YOUR TASK: Below this line are records; write out exactly the lines from the one containing "Recreate this image" through the one containing "from matplotlib import pyplot as plt", with the pictures left out.

══ DATASET RECORDS

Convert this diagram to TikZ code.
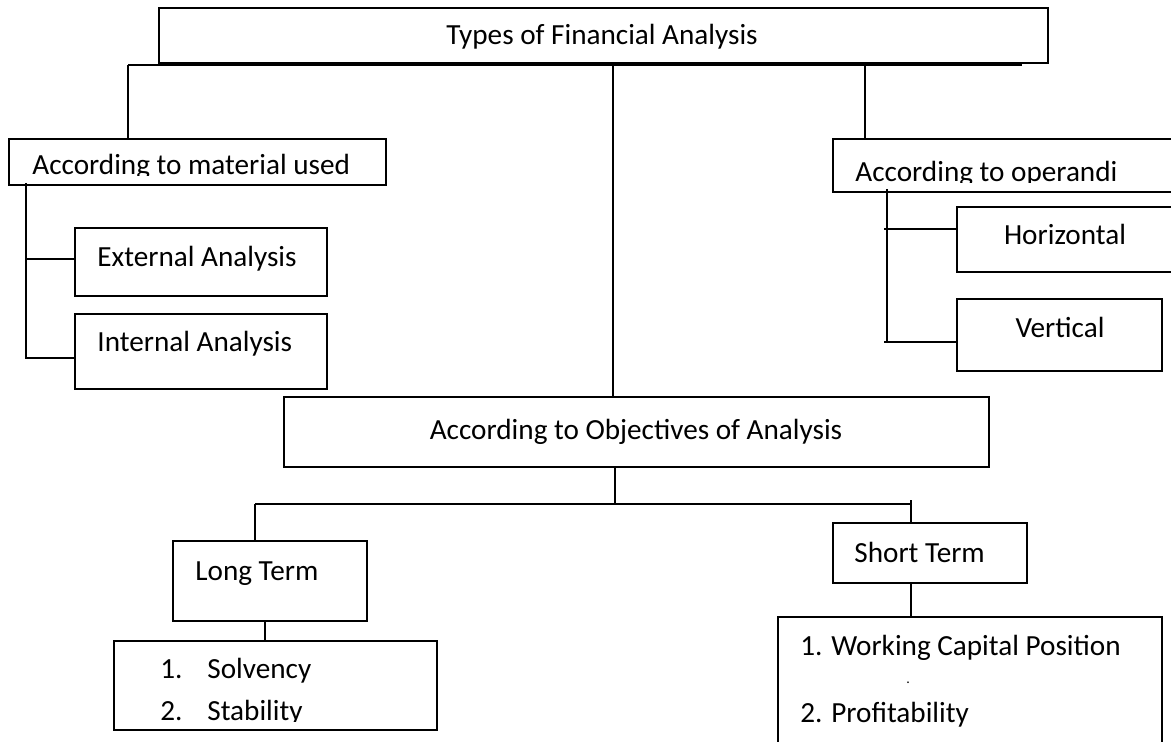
\documentclass[tikz,border=0pt]{standalone}
\usepackage{fontspec}
\setmainfont{Carlito}
\usetikzlibrary{calc}

\begin{document}
\begin{tikzpicture}[x=0.5pt,y=-0.5pt,
    box/.style={draw,line width=0.9pt,inner sep=0pt,outer sep=0pt},
    txt/.style={inner sep=0pt,anchor=base west,font=\fontsize{14.6pt}{17pt}\selectfont},
    link/.style={line width=0.8pt}]

% fix the page size
\clip (0,0) rectangle (1171,742);

% draw all boxes
\node[box,minimum width=444.5pt,minimum height=27.5pt] (top) at (603.5,35.5) {};
\node[box,minimum width=188.5pt,minimum height=23pt] (mat) at (197.5,162) {};
\node[box,minimum width=176pt,minimum height=26.5pt] (opr) at (1009,165.5) {};
\node[box,minimum width=126pt,minimum height=34pt] (ext) at (201,262) {};
\node[box,minimum width=126pt,minimum height=37.5pt] (int) at (201,351.5) {};
\node[box,minimum width=114pt,minimum height=32.5pt] (hor) at (1071,239.5) {};
\node[box,minimum width=102.5pt,minimum height=36pt] (ver) at (1059.5,335) {};
\node[box,minimum width=352.5pt,minimum height=35pt] (obj) at (636.5,432) {};
\node[box,minimum width=97pt,minimum height=40pt] (lt) at (270,581) {};
\node[box,minimum width=161.5pt,minimum height=44.5pt] (sol) at (275.5,685.5) {};
\node[box,minimum width=97pt,minimum height=30pt] (st) at (930,553) {};
\node[box,minimum width=192pt,minimum height=71.5pt] (wc) at (970,688.5) {};

% place the texts
\node[txt,anchor=base] (top-t) at (602,45) {Types of Financial Analysis};
\begin{scope}
  \clip (0,0) rectangle (1171,176);
  \node[txt] (mat-t) at (32,175) {According to material used};
\end{scope}
\begin{scope}
  \clip (0,0) rectangle (1171,183);
  \node[txt] (opr-t) at (855,182) {According to operandi};
\end{scope}
\node[txt] (ext-t) at (97,267) {External Analysis};
\node[txt] (int-t) at (97,352) {Internal Analysis};
\node[txt,anchor=base] (hor-t) at (1065,245) {Horizontal};
\node[txt,anchor=base] (ver-t) at (1060,338) {Vertical};
\node[txt,anchor=base] (obj-t) at (636,440) {According to Objectives of Analysis};
\node[txt] (lt-t) at (195,580) {Long Term};
\node[txt] (sol-n) at (160,678) {1.};
\node[txt] (sol-t) at (207,678) {Solvency};
\begin{scope}
  \clip (0,0) rectangle (1171,721);
  \node[txt] (stb-n) at (160,720) {2.};
  \node[txt] (stb-t) at (207,720) {Stability};
\end{scope}
\node[txt] (st-t) at (854,562) {Short Term};
\node[txt] (wc-t) at (800,655) {1. Working Capital Position};
\node[txt,font=\fontsize{7pt}{8pt}\selectfont] (wc-d) at (906,683) {.};
\node[txt] (wc-p) at (800,722) {2. Profitability};

% top level branches
\coordinate (tapL) at (128,65);
\coordinate (tapM) at (613,65);
\coordinate (tapR) at (865,65);
\coordinate (tapE) at (1022,65);
\draw[link] (tapL) -- (tapE);
\draw[link] (tapL) -- (tapL |- mat.north);
\draw[link] (tapM) -- (tapM |- obj.north);
\draw[link] (tapR) -- (tapR |- opr.north);

% material used
\coordinate (m0) at (26,183);
\coordinate (m1) at (26,259);
\coordinate (m2) at (26,358);
\draw[link] (m0) -- (m2) -- (m2 -| int.west);
\draw[link] (m1) -- (m1 -| ext.west);

% operandi
\coordinate (o0) at (887,189);
\coordinate (o1) at (884,229);
\coordinate (o2) at (884,342);
\draw[link] (o0) -- (o0 |- o2);
\draw[link] (o1) -- (o1 -| hor.west);
\draw[link] (o2) -- (o2 -| ver.west);

% objectives
\coordinate (j0) at (615,504);
\coordinate (jL) at (255,504);
\coordinate (jR) at (911,504);
\draw[link] (j0 |- obj.south) -- (j0);
\draw[link] (jL) -- (jR);
\draw[link] (jL) -- (jL |- lt.north);
\draw[link] ($(jR)+(0,-4)$) -- (jR |- st.north);
\coordinate (lx) at (265,0);
\draw[link] (lx |- lt.south) -- (lx |- sol.north);
\draw[link] (jR |- st.south) -- (jR |- wc.north);

\end{tikzpicture}
\end{document}
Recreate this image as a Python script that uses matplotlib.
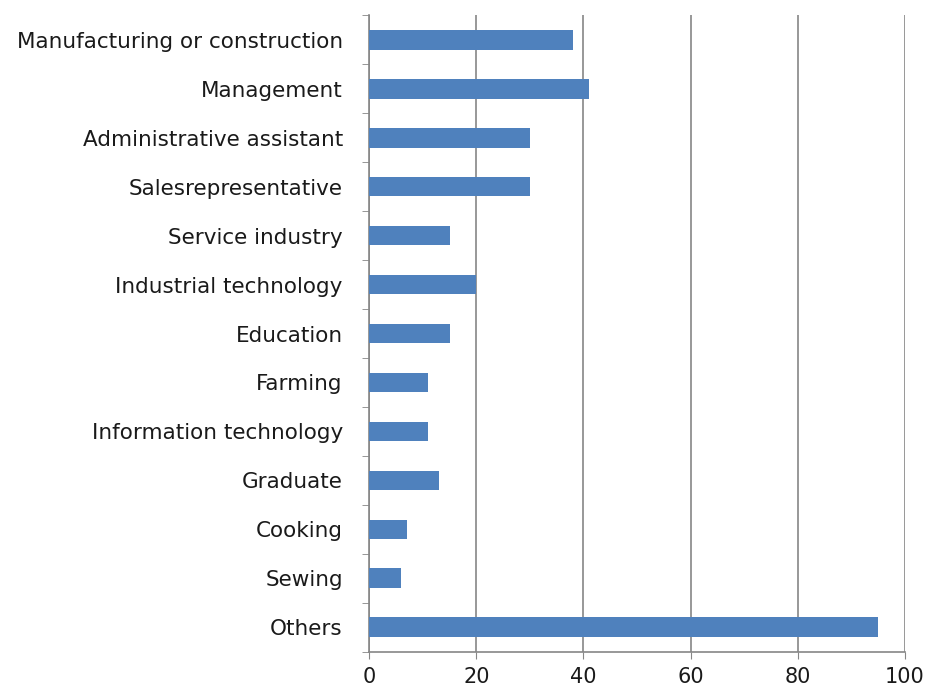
import numpy as np
from matplotlib import pyplot as plt

categories = ["Manufacturing or construction", "Management", "Administrative assistant",
              "Salesrepresentative", "Service industry", "Industrial technology",
              "Education", "Farming", "Information technology", "Graduate",
              "Cooking", "Sewing", "Others"]
values = [38, 41, 30, 30, 15, 20, 15, 11, 11, 13, 7, 6, 95]
x_ticks = [0, 20, 40, 60, 80, 100]

plt.rcParams['font.family'] = ['DejaVu Sans']

fig = plt.figure(figsize=(9.3, 6.97), dpi=100)
ax = fig.add_axes([0.397, 0.065, 0.576, 0.913])

pos = np.arange(len(categories))
ax.barh(pos, values, height=0.4, color="#4F81BD", zorder=3)

ax.set_xlim(0, 100)
ax.set_ylim(len(categories) - 0.5, -0.5)
ax.set_xticks(x_ticks)
ax.set_xticklabels([str(t) for t in x_ticks], fontsize=15)
ax.set_yticks(pos)
ax.set_yticklabels(categories, fontsize=15.5, color="#1a1a1a")
ax.set_yticks(np.arange(len(categories) + 1) - 0.5, minor=True)

ax.tick_params(axis="y", which="major", length=0, pad=19)
ax.tick_params(axis="y", which="minor", length=5, color="#868686")
ax.tick_params(axis="x", length=5, color="#868686", pad=6, labelcolor="#1a1a1a")

ax.grid(axis="x", color="#868686", linewidth=1.2, zorder=0)
for s in ["top", "right"]:
    ax.spines[s].set_visible(False)
for s in ["left", "bottom"]:
    ax.spines[s].set_color("#868686")
    ax.spines[s].set_linewidth(1.2)

plt.savefig("out.png")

════

SOLUTION BELOW:
Recreate this image as a Python script that uses matplotlib.
import numpy as np
from matplotlib import pyplot as plt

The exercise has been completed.